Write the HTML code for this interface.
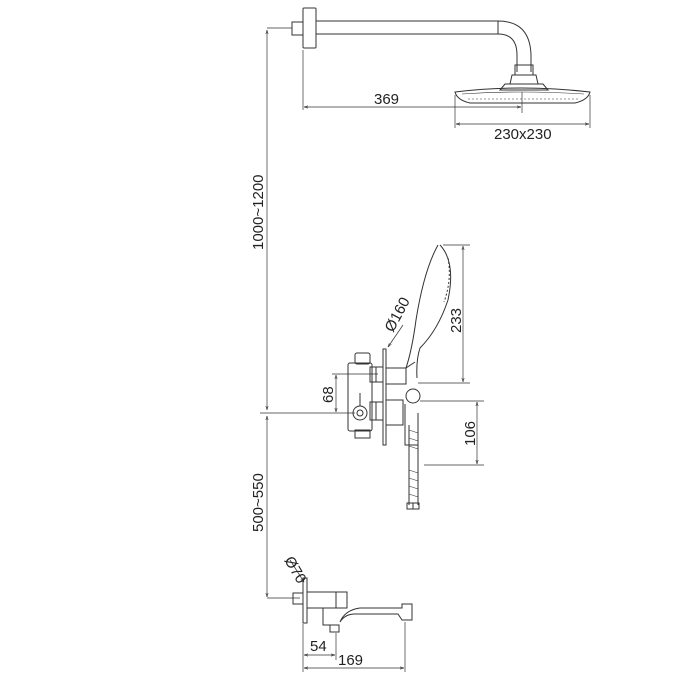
<!DOCTYPE html>
<html><head><style>body{margin:0;background:#fff}svg{display:block}text{font-family:"Liberation Sans",sans-serif;fill:#222}</style></head>
<body>
<svg width="700" height="700" viewBox="0 0 700 700" xmlns="http://www.w3.org/2000/svg">
<defs><marker id="a" viewBox="0 0 10 10" refX="10" refY="5" markerWidth="6" markerHeight="6" orient="auto-start-reverse"><path d="M0,2 L10,5 L0,8" fill="none" stroke="#333" stroke-width="1.2"/></marker></defs>
<g fill="none" stroke="#333" stroke-width="1">
<rect x="292" y="22" width="11" height="13"/>
<rect x="303" y="8" width="13" height="40" rx="1"/>
<path d="M316 21 H498 Q530 21 531 55 V72 M316 34 H498 Q517 34 517 55 V72"/>
<line x1="498" y1="21" x2="498" y2="34"/>
<rect x="515" y="65" width="18" height="10"/>
<path d="M512 75 H536 L538 84 H510 Z"/>
<path d="M505 84 H543 L548 90 H500 Z"/>
<path d="M455 92 Q520 84 590 92 Q588 100 575 103 H470 Q457 100 455 92 Z"/>
<path d="M462 94 Q520 90 584 94" stroke-width="0.6"/>
<path d="M468 99 H580" stroke-dasharray="2 2" stroke-width="0.6"/>
<g stroke-width="0.7">
<line x1="267" y1="28" x2="292" y2="28"/>
<path d="M267 30 L267 410" marker-start="url(#a)" marker-end="url(#a)"/>
<path d="M267 416 L267 597" marker-start="url(#a)" marker-end="url(#a)"/>
<line x1="260" y1="413" x2="355" y2="413"/>
<line x1="267" y1="598" x2="300" y2="598"/>
<line x1="303" y1="50" x2="303" y2="110"/>
<line x1="522" y1="92" x2="522" y2="113"/>
<path d="M304 107 L521 107" marker-start="url(#a)" marker-end="url(#a)"/>
<line x1="455" y1="95" x2="455" y2="128"/>
<line x1="590" y1="95" x2="590" y2="128"/>
<path d="M456 124 L589 124" marker-start="url(#a)" marker-end="url(#a)"/>
</g>
<rect x="355" y="353" width="15" height="11" rx="2"/>
<rect x="348" y="363" width="24" height="68" rx="2"/>
<rect x="355" y="430" width="15" height="8"/>
<circle cx="360" cy="413" r="7"/>
<circle cx="360" cy="413" r="3"/>
<line x1="360" y1="393" x2="360" y2="406"/>
<rect x="370" y="367" width="6" height="15"/><rect x="376" y="367" width="7" height="15"/>
<rect x="370" y="402" width="6" height="18"/><rect x="376" y="402" width="7" height="18"/>
<rect x="383" y="349" width="3" height="96"/>
<rect x="386" y="368" width="20" height="16"/>
<path d="M406 384 L406 368 L415 362"/>
<rect x="386" y="400" width="17" height="25"/>
<circle cx="413" cy="396" r="7"/>
<path d="M405 404 V445 H418 V413"/>
<path d="M438 245 Q424 270 416 320 Q412 350 406 368 M440 245 Q456 262 448 300 Q438 330 420 348 Q416 360 417 378"/>
<path d="M448 258 Q452 280 444 302" stroke-dasharray="2 2"/>
<path d="M409 425 V505 M418 425 V505" />
<path d="M409 430 L418 433 M409 438 L418 441 M409 446 L418 449 M409 470 L418 473 M409 478 L418 481 M409 486 L418 489 M409 494 L418 497" stroke-width="0.6"/>
<rect x="407" y="503" width="6" height="6"/><rect x="413" y="503" width="6" height="6"/>
<g stroke-width="0.7">
<line x1="443" y1="245" x2="470" y2="245"/>
<line x1="418" y1="383" x2="470" y2="383"/>
<path d="M463 246 L463 382" marker-start="url(#a)" marker-end="url(#a)"/>
<line x1="420" y1="401" x2="484" y2="401"/>
<line x1="424" y1="465" x2="484" y2="465"/>
<path d="M477 402 L477 464" marker-start="url(#a)" marker-end="url(#a)"/>
<line x1="332" y1="374" x2="378" y2="374"/>
<path d="M336 375 L336 412" marker-start="url(#a)" marker-end="url(#a)"/>
<path d="M403 325 L388 347" marker-end="url(#a)"/>
<path d="M290 560 L304 582" marker-end="url(#a)"/>
</g>
<rect x="293" y="593" width="10" height="11"/>
<rect x="303" y="578" width="4" height="45"/>
<path d="M307 592 H347 V608 H307 M336 592 V608"/>
<path d="M323 608 V625 H339 V632 H330 V625 M323 608 H347 M340 622 Q345 610 360 608 H402 V604 H412 V620 H402 L398 614 H355 Q345 614 340 622"/>
<g stroke-width="0.7">
<line x1="303" y1="624" x2="303" y2="672"/>
<line x1="336" y1="633" x2="336" y2="660"/>
<line x1="405" y1="622" x2="405" y2="672"/>
<path d="M304 655 L335 655" marker-start="url(#a)" marker-end="url(#a)"/>
<path d="M304 668 L404 668" marker-start="url(#a)" marker-end="url(#a)"/>
</g>
</g>
<g font-size="15">
<text x="374" y="104">369</text>
<text x="494" y="139">230x230</text>
<text x="310" y="651">54</text>
<text x="338" y="665">169</text>
<text transform="translate(263,250) rotate(-90)">1000~1200</text>
<text transform="translate(263,532) rotate(-90)">500~550</text>
<text transform="translate(461,333) rotate(-90)">233</text>
<text transform="translate(475,446) rotate(-90)">106</text>
<text transform="translate(333,403) rotate(-90)">68</text>
<text transform="translate(393,333) rotate(-62)">Ø160</text>
<text transform="translate(284,560) rotate(60)">Ø70</text>
</g>
</svg>
</body></html>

____________

(Exercise goal) Every line should be retyped exactly, with the pictures omitted.

(Response to the task)
Write the HTML code for this interface.
<!DOCTYPE html>
<html><head><style>body{margin:0;background:#fff}svg{display:block}text{font-family:"Liberation Sans",sans-serif;fill:#222}</style></head>
<body>
<svg width="700" height="700" viewBox="0 0 700 700" xmlns="http://www.w3.org/2000/svg">
<defs><marker id="a" viewBox="0 0 10 10" refX="10" refY="5" markerWidth="6" markerHeight="6" orient="auto-start-reverse"><path d="M0,2 L10,5 L0,8" fill="none" stroke="#333" stroke-width="1.2"/></marker></defs>
<g fill="none" stroke="#333" stroke-width="1">
<rect x="292" y="22" width="11" height="13"/>
<rect x="303" y="8" width="13" height="40" rx="1"/>
<path d="M316 21 H498 Q530 21 531 55 V72 M316 34 H498 Q517 34 517 55 V72"/>
<line x1="498" y1="21" x2="498" y2="34"/>
<rect x="515" y="65" width="18" height="10"/>
<path d="M512 75 H536 L538 84 H510 Z"/>
<path d="M505 84 H543 L548 90 H500 Z"/>
<path d="M455 92 Q520 84 590 92 Q588 100 575 103 H470 Q457 100 455 92 Z"/>
<path d="M462 94 Q520 90 584 94" stroke-width="0.6"/>
<path d="M468 99 H580" stroke-dasharray="2 2" stroke-width="0.6"/>
<g stroke-width="0.7">
<line x1="267" y1="28" x2="292" y2="28"/>
<path d="M267 30 L267 410" marker-start="url(#a)" marker-end="url(#a)"/>
<path d="M267 416 L267 597" marker-start="url(#a)" marker-end="url(#a)"/>
<line x1="260" y1="413" x2="355" y2="413"/>
<line x1="267" y1="598" x2="300" y2="598"/>
<line x1="303" y1="50" x2="303" y2="110"/>
<line x1="522" y1="92" x2="522" y2="113"/>
<path d="M304 107 L521 107" marker-start="url(#a)" marker-end="url(#a)"/>
<line x1="455" y1="95" x2="455" y2="128"/>
<line x1="590" y1="95" x2="590" y2="128"/>
<path d="M456 124 L589 124" marker-start="url(#a)" marker-end="url(#a)"/>
</g>
<rect x="355" y="353" width="15" height="11" rx="2"/>
<rect x="348" y="363" width="24" height="68" rx="2"/>
<rect x="355" y="430" width="15" height="8"/>
<circle cx="360" cy="413" r="7"/>
<circle cx="360" cy="413" r="3"/>
<line x1="360" y1="393" x2="360" y2="406"/>
<rect x="370" y="367" width="6" height="15"/><rect x="376" y="367" width="7" height="15"/>
<rect x="370" y="402" width="6" height="18"/><rect x="376" y="402" width="7" height="18"/>
<rect x="383" y="349" width="3" height="96"/>
<rect x="386" y="368" width="20" height="16"/>
<path d="M406 384 L406 368 L415 362"/>
<rect x="386" y="400" width="17" height="25"/>
<circle cx="413" cy="396" r="7"/>
<path d="M405 404 V445 H418 V413"/>
<path d="M438 245 Q424 270 416 320 Q412 350 406 368 M440 245 Q456 262 448 300 Q438 330 420 348 Q416 360 417 378"/>
<path d="M448 258 Q452 280 444 302" stroke-dasharray="2 2"/>
<path d="M409 425 V505 M418 425 V505" />
<path d="M409 430 L418 433 M409 438 L418 441 M409 446 L418 449 M409 470 L418 473 M409 478 L418 481 M409 486 L418 489 M409 494 L418 497" stroke-width="0.6"/>
<rect x="407" y="503" width="6" height="6"/><rect x="413" y="503" width="6" height="6"/>
<g stroke-width="0.7">
<line x1="443" y1="245" x2="470" y2="245"/>
<line x1="418" y1="383" x2="470" y2="383"/>
<path d="M463 246 L463 382" marker-start="url(#a)" marker-end="url(#a)"/>
<line x1="420" y1="401" x2="484" y2="401"/>
<line x1="424" y1="465" x2="484" y2="465"/>
<path d="M477 402 L477 464" marker-start="url(#a)" marker-end="url(#a)"/>
<line x1="332" y1="374" x2="378" y2="374"/>
<path d="M336 375 L336 412" marker-start="url(#a)" marker-end="url(#a)"/>
<path d="M403 325 L388 347" marker-end="url(#a)"/>
<path d="M290 560 L304 582" marker-end="url(#a)"/>
</g>
<rect x="293" y="593" width="10" height="11"/>
<rect x="303" y="578" width="4" height="45"/>
<path d="M307 592 H347 V608 H307 M336 592 V608"/>
<path d="M323 608 V625 H339 V632 H330 V625 M323 608 H347 M340 622 Q345 610 360 608 H402 V604 H412 V620 H402 L398 614 H355 Q345 614 340 622"/>
<g stroke-width="0.7">
<line x1="303" y1="624" x2="303" y2="672"/>
<line x1="336" y1="633" x2="336" y2="660"/>
<line x1="405" y1="622" x2="405" y2="672"/>
<path d="M304 655 L335 655" marker-start="url(#a)" marker-end="url(#a)"/>
<path d="M304 668 L404 668" marker-start="url(#a)" marker-end="url(#a)"/>
</g>
</g>
<g font-size="15">
<text x="374" y="104">369</text>
<text x="494" y="139">230x230</text>
<text x="310" y="651">54</text>
<text x="338" y="665">169</text>
<text transform="translate(263,250) rotate(-90)">1000~1200</text>
<text transform="translate(263,532) rotate(-90)">500~550</text>
<text transform="translate(461,333) rotate(-90)">233</text>
<text transform="translate(475,446) rotate(-90)">106</text>
<text transform="translate(333,403) rotate(-90)">68</text>
<text transform="translate(393,333) rotate(-62)">Ø160</text>
<text transform="translate(284,560) rotate(60)">Ø70</text>
</g>
</svg>
</body></html>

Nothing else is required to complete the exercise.